Some forms of early-onset Parkinson's disease are caused by dysfunction in the recycling of mitochondria, which are the powerhouses of our cells. Damaged mitochondria that need to be recycled are marked with a small protein named ubiquitin. This process does not happen in some early-onset patients, and the damaged mitochondria build up and can cause the cell to die.
Our hypothesis is that the absence of the ubiquitin marking of damaged mitochondria in white blood cells can be used to identify patients with faulty mitochondrial recycling.
This current study aims to test the detection of ubiquitin marking of damaged mitochondria in white blood cells from healthy people and early-onset patients with a known mitochondrial recycling fault to ascertain the reliability of the assay. Blood samples will be collected from early-onset Parkinson's patients and people without the disease. White blood cells will be isolated and treated with a toxin that damages their mitochondria. We will then determine if the damaged mitochondria are marked for recycling with ubiquitin. In white blood cells from patients with a fault in mitochondrial recycling, the mitochondria will not be marked with ubiquitin.

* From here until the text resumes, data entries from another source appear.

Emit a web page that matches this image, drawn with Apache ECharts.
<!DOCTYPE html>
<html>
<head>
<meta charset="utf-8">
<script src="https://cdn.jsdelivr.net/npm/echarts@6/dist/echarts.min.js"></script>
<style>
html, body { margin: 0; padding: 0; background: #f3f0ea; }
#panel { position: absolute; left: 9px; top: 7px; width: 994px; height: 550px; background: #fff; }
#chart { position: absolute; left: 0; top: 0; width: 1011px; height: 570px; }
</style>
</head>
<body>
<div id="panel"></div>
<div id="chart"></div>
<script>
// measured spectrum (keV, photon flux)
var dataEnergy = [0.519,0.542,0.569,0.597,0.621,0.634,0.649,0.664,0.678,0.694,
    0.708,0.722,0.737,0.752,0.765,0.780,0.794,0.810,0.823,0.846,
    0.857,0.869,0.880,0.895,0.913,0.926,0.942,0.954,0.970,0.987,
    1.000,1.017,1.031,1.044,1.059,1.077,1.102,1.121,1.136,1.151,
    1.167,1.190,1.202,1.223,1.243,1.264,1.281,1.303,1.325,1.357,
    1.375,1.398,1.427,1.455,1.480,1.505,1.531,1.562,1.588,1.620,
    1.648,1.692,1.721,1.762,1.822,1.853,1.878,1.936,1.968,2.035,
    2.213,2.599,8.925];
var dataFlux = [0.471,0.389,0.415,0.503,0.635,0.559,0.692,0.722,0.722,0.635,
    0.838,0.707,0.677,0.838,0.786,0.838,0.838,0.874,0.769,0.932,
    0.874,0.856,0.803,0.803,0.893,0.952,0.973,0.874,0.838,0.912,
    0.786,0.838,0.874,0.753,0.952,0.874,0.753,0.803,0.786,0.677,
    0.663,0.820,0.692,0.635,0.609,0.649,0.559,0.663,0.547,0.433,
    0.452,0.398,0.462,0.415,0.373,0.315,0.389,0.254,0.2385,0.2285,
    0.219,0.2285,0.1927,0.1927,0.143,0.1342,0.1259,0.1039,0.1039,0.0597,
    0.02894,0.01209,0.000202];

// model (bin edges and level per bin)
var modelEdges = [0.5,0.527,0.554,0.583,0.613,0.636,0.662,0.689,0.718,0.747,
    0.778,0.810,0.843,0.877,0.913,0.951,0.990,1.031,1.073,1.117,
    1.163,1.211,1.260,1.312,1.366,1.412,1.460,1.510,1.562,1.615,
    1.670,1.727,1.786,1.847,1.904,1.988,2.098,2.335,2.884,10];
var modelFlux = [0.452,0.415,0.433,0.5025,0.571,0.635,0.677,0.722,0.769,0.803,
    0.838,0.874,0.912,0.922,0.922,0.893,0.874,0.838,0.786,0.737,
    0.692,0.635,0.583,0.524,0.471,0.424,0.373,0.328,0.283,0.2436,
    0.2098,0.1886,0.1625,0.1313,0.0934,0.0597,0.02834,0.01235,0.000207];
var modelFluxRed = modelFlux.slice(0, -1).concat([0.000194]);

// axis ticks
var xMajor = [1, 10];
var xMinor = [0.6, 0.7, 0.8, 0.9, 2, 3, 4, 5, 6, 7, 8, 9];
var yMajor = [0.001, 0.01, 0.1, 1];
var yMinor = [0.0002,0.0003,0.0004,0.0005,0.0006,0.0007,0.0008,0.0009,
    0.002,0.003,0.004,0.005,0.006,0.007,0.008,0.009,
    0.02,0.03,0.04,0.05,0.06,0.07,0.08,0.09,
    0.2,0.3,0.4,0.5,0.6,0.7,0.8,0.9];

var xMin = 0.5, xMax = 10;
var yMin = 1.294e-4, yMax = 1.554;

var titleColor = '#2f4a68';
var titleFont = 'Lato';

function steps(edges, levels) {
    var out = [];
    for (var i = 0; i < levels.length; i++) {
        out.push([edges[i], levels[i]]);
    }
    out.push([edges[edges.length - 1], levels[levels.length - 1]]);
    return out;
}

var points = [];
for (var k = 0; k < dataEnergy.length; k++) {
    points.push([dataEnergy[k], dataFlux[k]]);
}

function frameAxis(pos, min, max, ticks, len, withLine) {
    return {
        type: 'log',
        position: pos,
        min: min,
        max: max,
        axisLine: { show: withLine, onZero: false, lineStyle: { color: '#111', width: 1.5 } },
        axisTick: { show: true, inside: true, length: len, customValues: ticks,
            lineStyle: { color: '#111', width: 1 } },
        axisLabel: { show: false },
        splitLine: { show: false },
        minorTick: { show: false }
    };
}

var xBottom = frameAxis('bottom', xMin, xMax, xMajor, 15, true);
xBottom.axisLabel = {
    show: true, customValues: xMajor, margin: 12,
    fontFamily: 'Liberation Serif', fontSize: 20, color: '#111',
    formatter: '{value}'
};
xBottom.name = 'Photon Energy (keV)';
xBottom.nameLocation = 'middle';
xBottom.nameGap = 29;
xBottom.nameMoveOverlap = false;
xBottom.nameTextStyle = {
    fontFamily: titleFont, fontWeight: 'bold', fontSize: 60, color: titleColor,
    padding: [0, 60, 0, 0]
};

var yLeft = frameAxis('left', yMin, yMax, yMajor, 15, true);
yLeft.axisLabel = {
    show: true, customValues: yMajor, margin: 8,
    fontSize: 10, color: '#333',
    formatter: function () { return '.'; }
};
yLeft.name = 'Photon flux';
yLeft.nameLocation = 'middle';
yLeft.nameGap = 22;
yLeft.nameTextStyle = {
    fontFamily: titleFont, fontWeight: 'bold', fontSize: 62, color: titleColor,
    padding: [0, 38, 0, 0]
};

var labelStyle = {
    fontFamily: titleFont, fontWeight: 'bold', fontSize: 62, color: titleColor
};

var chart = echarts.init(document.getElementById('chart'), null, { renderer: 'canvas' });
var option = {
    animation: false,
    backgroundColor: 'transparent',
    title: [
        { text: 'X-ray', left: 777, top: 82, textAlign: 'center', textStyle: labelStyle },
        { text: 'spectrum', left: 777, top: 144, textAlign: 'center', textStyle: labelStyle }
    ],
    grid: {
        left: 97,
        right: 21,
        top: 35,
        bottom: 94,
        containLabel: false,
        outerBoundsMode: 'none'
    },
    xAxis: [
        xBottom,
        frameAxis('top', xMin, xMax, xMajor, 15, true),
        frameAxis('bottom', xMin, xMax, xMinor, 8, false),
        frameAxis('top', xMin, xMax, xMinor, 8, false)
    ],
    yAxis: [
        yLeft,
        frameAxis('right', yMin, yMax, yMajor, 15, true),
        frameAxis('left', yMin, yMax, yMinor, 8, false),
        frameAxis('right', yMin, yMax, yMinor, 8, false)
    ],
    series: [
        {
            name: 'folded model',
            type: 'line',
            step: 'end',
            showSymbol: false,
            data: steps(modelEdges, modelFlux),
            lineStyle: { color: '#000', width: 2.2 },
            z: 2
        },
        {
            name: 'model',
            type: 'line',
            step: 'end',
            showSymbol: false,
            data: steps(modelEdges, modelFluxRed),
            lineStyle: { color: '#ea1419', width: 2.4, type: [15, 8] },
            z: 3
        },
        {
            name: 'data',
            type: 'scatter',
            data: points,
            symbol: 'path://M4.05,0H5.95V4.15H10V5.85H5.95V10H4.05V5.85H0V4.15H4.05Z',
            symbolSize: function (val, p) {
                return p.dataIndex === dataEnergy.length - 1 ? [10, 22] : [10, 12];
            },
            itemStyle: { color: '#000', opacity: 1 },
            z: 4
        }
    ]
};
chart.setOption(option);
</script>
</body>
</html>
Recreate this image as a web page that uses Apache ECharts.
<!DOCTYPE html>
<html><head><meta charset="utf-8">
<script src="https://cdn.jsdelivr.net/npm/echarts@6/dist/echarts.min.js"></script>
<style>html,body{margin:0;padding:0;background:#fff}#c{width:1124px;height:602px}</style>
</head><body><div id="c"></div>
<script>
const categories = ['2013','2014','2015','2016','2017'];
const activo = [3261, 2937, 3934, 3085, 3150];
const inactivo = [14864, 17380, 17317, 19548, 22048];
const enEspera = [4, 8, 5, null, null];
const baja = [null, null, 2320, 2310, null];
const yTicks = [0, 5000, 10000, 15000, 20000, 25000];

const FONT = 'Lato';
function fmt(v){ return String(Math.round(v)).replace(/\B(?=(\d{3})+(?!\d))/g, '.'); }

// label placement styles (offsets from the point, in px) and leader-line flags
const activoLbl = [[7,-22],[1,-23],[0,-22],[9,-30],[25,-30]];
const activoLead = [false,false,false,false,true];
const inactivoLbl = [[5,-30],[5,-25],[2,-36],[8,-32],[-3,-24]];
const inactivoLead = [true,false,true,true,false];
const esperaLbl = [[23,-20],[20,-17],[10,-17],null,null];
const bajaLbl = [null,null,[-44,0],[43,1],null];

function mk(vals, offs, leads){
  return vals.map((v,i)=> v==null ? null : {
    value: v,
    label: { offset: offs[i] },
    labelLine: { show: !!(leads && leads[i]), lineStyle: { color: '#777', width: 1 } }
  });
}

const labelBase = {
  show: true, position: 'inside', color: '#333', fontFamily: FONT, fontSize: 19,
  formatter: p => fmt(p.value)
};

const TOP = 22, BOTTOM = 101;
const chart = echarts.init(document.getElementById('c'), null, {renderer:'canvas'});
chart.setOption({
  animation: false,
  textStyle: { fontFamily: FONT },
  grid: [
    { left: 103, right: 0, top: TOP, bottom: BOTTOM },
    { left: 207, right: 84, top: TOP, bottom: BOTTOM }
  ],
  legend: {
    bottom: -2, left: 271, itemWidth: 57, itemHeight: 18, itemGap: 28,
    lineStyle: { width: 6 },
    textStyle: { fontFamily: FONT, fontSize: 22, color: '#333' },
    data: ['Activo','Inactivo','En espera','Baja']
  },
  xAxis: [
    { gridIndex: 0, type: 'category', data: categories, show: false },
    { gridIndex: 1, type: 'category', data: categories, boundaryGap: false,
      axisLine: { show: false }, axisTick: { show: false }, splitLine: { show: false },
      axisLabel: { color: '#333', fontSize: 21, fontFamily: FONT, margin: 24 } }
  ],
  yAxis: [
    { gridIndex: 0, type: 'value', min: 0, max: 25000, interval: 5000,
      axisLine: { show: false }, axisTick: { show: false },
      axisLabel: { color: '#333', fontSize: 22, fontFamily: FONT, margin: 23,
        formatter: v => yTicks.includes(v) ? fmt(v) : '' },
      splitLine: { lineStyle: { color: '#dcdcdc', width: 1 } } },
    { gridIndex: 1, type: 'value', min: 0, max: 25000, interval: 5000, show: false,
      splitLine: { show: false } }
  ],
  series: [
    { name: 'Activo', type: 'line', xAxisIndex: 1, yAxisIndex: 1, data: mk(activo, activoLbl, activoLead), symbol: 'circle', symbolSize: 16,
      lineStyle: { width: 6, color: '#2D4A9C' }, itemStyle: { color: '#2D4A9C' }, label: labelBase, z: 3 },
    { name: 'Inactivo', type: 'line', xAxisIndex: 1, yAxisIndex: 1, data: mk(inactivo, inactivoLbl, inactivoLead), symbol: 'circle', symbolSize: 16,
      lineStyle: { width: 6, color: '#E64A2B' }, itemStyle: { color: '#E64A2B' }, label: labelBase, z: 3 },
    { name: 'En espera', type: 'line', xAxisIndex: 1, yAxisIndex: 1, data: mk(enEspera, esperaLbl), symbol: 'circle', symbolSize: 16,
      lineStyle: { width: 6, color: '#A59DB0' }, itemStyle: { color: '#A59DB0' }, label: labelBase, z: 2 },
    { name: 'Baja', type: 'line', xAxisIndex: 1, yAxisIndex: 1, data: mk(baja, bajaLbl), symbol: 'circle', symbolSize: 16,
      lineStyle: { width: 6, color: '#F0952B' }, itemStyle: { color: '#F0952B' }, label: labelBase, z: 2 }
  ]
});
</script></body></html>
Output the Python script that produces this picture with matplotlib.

Impact on Diagnosis/Treatment of Parkinson's disease:
If we can detect the absence of ubiquitin marking of damaged mitochondria, we could identify patients with this mitochondrial dysfunction. These people could potentially test drugs designed to stimulate the recycling of damaged mitochondria, as they would be the most likely to benefit.
Next Steps for Development:
In future studies, we plan to test early-onset Parkinson's patients with an unknown disease cause to determine if they have a fault in the recycling of mitochondria.